▶ [Stated problem]
Leave out the pictures and set down exactly the lines from the start of the listing through the one with "plt.rcParams['font.family'] = ['Liberation", both included.

_ _ _

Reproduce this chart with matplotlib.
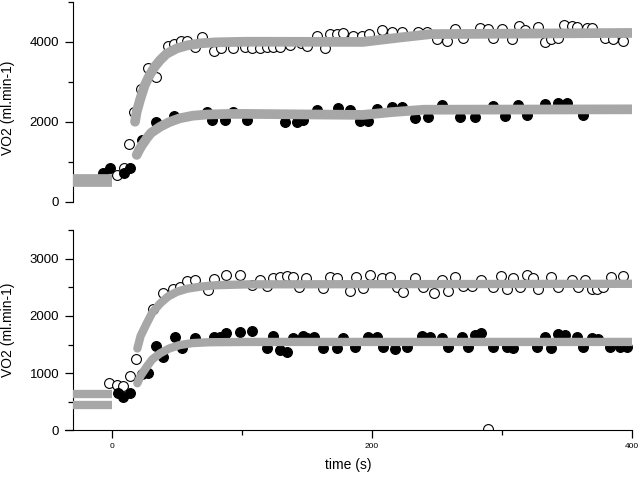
import matplotlib.pyplot as plt
from matplotlib.ticker import MultipleLocator

plt.rcParams['font.family'] = ['Liberation Sans', 'DejaVu Sans']

# ---- top panel: scatter data (time s, VO2 ml/min) ----
top_open_t = [4, 9, 13, 17, 22, 28, 34, 43, 48, 53, 58, 64, 69, 78.5, 84, 93, 102, 108, 114,
              119, 124, 129, 137, 145, 150, 158, 164, 168, 173, 178, 185, 192, 198, 208, 215,
              223, 235, 242, 250, 258, 264, 270, 283, 289, 293, 300, 308, 313, 318, 328, 333,
              338, 343, 348, 354, 358, 365, 369, 379, 385, 393]
top_open_v = [670, 835, 1440, 2240, 2820, 3350, 3110, 3900, 3940, 4025, 4025, 3875, 4125, 3775,
              3835, 3835, 3875, 3835, 3835, 3875, 3860, 3875, 3920, 3975, 3890, 4140, 3835, 4185,
              4185, 4210, 4140, 4140, 4185, 4290, 4235, 4235, 4250, 4250, 4070, 4025, 4310, 4085,
              4335, 4310, 4085, 4310, 4060, 4390, 4290, 4375, 4000, 4060, 4085, 4420, 4390, 4360,
              4335, 4335, 4085, 4060, 4025]
top_filled_t = [-7, -1.5, 9, 14, 23, 34, 48, 73, 77, 87, 93, 104, 133, 142, 147, 158, 174, 183,
                191, 197, 204, 215, 223, 233, 243, 254, 268, 279, 293, 302, 312, 319, 333, 343,
                350, 362]
top_filled_v = [715, 835, 725, 835, 1540, 1985, 2150, 2235, 2040, 2040, 2235, 2040, 2000, 2000,
                2040, 2290, 2335, 2290, 2025, 2025, 2320, 2375, 2375, 2085, 2125, 2410, 2125, 2125,
                2390, 2140, 2420, 2170, 2440, 2475, 2460, 2170]

# top panel: baselines and fitted curves
top_base_t = [-30, 0]
top_base_hi = [580, 580]
top_base_lo = [500, 500]
top_fit_hi_t = [17.7, 19, 21.5, 25, 29, 33, 37, 42, 50, 58, 68, 80, 104, 193, 220, 245, 400]
top_fit_hi_v = [2000, 2250, 2540, 2900, 3170, 3380, 3540, 3700, 3835, 3910, 3960, 3985, 4000,
                3995, 4100, 4190, 4220]
top_fit_lo_t = [19, 21, 23, 26.7, 30, 37, 44, 52, 62, 73, 90, 104, 193, 215, 240, 400]
top_fit_lo_v = [1170, 1300, 1410, 1585, 1720, 1875, 1990, 2085, 2150, 2180, 2195, 2195, 2170,
                2240, 2300, 2310]

# ---- bottom panel: scatter data ----
bot_open_t = [-2, 3.6, 8.7, 14, 18.5, 31.5, 39, 47, 52, 58, 64, 74, 78.5, 88, 98.5, 108, 114,
              119, 124, 129, 134.6, 139, 144, 149, 162, 168, 173, 183, 188, 193, 198.5, 207.7,
              214, 219, 224, 233, 239, 248, 253.6, 258.5, 264, 270, 276.7, 283.6, 289, 293, 299,
              303.6, 308.5, 314, 319, 324, 328, 338, 343, 353.6, 358.5, 364, 369, 373, 378, 384,
              393]
bot_open_v = [830, 790, 770, 945, 1245, 2120, 2410, 2470, 2500, 2620, 2640, 2455, 2645, 2720,
              2720, 2545, 2630, 2525, 2660, 2690, 2700, 2680, 2500, 2660, 2485, 2690, 2660, 2445,
              2680, 2485, 2720, 2660, 2680, 2515, 2425, 2660, 2515, 2410, 2630, 2445, 2690, 2525,
              2525, 2640, 10, 2515, 2700, 2465, 2660, 2515, 2720, 2660, 2465, 2690, 2515, 2640,
              2515, 2640, 2465, 2465, 2515, 2690, 2700]
bot_filled_t = [4.6, 8.7, 14, 23, 28, 34, 39.5, 48.5, 54, 64, 78.5, 83, 88, 98.5, 108, 119, 124,
                129, 134.6, 139, 147, 150, 155, 162, 173, 178, 187, 197, 204, 208.5, 218, 227,
                238.5, 244.6, 253.6, 258.5, 269, 274, 279, 284, 293, 303.6, 308.5, 326.7, 333,
                338, 343, 348.5, 357.5, 362.5, 369, 374, 383, 391, 396]
bot_filled_v = [645, 585, 655, 990, 1000, 1475, 1285, 1625, 1430, 1610, 1625, 1640, 1695, 1725,
                1740, 1430, 1650, 1400, 1375, 1610, 1650, 1610, 1640, 1430, 1430, 1610, 1450,
                1640, 1625, 1450, 1415, 1450, 1650, 1625, 1610, 1450, 1640, 1460, 1665, 1695,
                1460, 1450, 1430, 1460, 1625, 1430, 1680, 1665, 1625, 1460, 1610, 1590, 1450,
                1450, 1450]

bot_base_t = [-30, 0]
bot_base_hi = [630, 630]
bot_base_lo = [430, 430]
bot_fit_hi_t = [19.5, 22, 26.7, 31, 37, 43, 50, 58, 68, 80, 104, 400]
bot_fit_hi_v = [1430, 1650, 1870, 2060, 2220, 2340, 2425, 2480, 2515, 2540, 2555, 2565]
bot_fit_lo_t = [19.5, 22, 26.7, 31, 37, 44, 52, 62, 75, 104, 400]
bot_fit_lo_v = [820, 950, 1110, 1240, 1345, 1430, 1490, 1525, 1540, 1545, 1545]

gray = '#a7a7a7'

fig = plt.figure(figsize=(6.4, 4.78), dpi=100)
ax1 = fig.add_axes([0.1019, 0.578, 0.8856, 0.4184])
ax2 = fig.add_axes([0.1019, 0.1004, 0.8856, 0.4174])


def draw(ax, open_t, open_v, fill_t, fill_v, base_t, base_hi, base_lo, fits, lw):
    ax.scatter(open_t, open_v, s=50, facecolor='white', edgecolor='black', linewidth=0.8, zorder=2)
    ax.scatter(fill_t, fill_v, s=50, facecolor='black', edgecolor='black', linewidth=0.8, zorder=2)
    for yy in (base_hi, base_lo):
        ax.plot(base_t, yy, color=gray, lw=lw, solid_capstyle='butt', zorder=3)
    for ft, fv in fits:
        ax.plot(ft, fv, color=gray, lw=lw, solid_capstyle='round', zorder=3)
    ax.set_xlim(-36, 400)
    ax.spines['top'].set_visible(False)
    ax.spines['right'].set_visible(False)
    ax.spines['left'].set_position(('data', -30))
    ax.tick_params(axis='both', which='major', direction='out', length=6, width=0.9,
                   labelsize=9.5, pad=4)
    ax.tick_params(axis='both', which='minor', direction='out', length=3.5, width=0.9)
    ax.set_ylabel('VO2 (ml.min-1)', fontsize=10)


draw(ax1, top_open_t, top_open_v, top_filled_t, top_filled_v, top_base_t, top_base_hi,
     top_base_lo, [(top_fit_hi_t, top_fit_hi_v), (top_fit_lo_t, top_fit_lo_v)], 7)
ax1.set_ylim(0, 5000)
ax1.yaxis.set_major_locator(MultipleLocator(2000))
ax1.yaxis.set_minor_locator(MultipleLocator(1000))
ax1.spines['bottom'].set_visible(False)
ax1.set_xticks([])
ax1.yaxis.set_label_coords(-0.088, 0.47)

draw(ax2, bot_open_t, bot_open_v, bot_filled_t, bot_filled_v, bot_base_t, bot_base_hi,
     bot_base_lo, [(bot_fit_hi_t, bot_fit_hi_v), (bot_fit_lo_t, bot_fit_lo_v)], 6)
ax2.set_ylim(0, 3500)
ax2.yaxis.set_major_locator(MultipleLocator(1000))
ax2.yaxis.set_minor_locator(MultipleLocator(500))
ax2.xaxis.set_major_locator(MultipleLocator(200))
ax2.xaxis.set_minor_locator(MultipleLocator(100))
ax2.tick_params(axis='x', which='major', labelsize=6, pad=3)
ax2.set_xlabel('time (s)', fontsize=10, labelpad=6)
ax2.yaxis.set_label_coords(-0.088, 0.5)

fig.savefig('out.png', dpi=100)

_ _ _

▶ [Final result]
Reproduce this chart with matplotlib.
import matplotlib.pyplot as plt
from matplotlib.ticker import MultipleLocator

plt.rcParams['font.family'] = ['Liberation Sans', 'DejaVu Sans']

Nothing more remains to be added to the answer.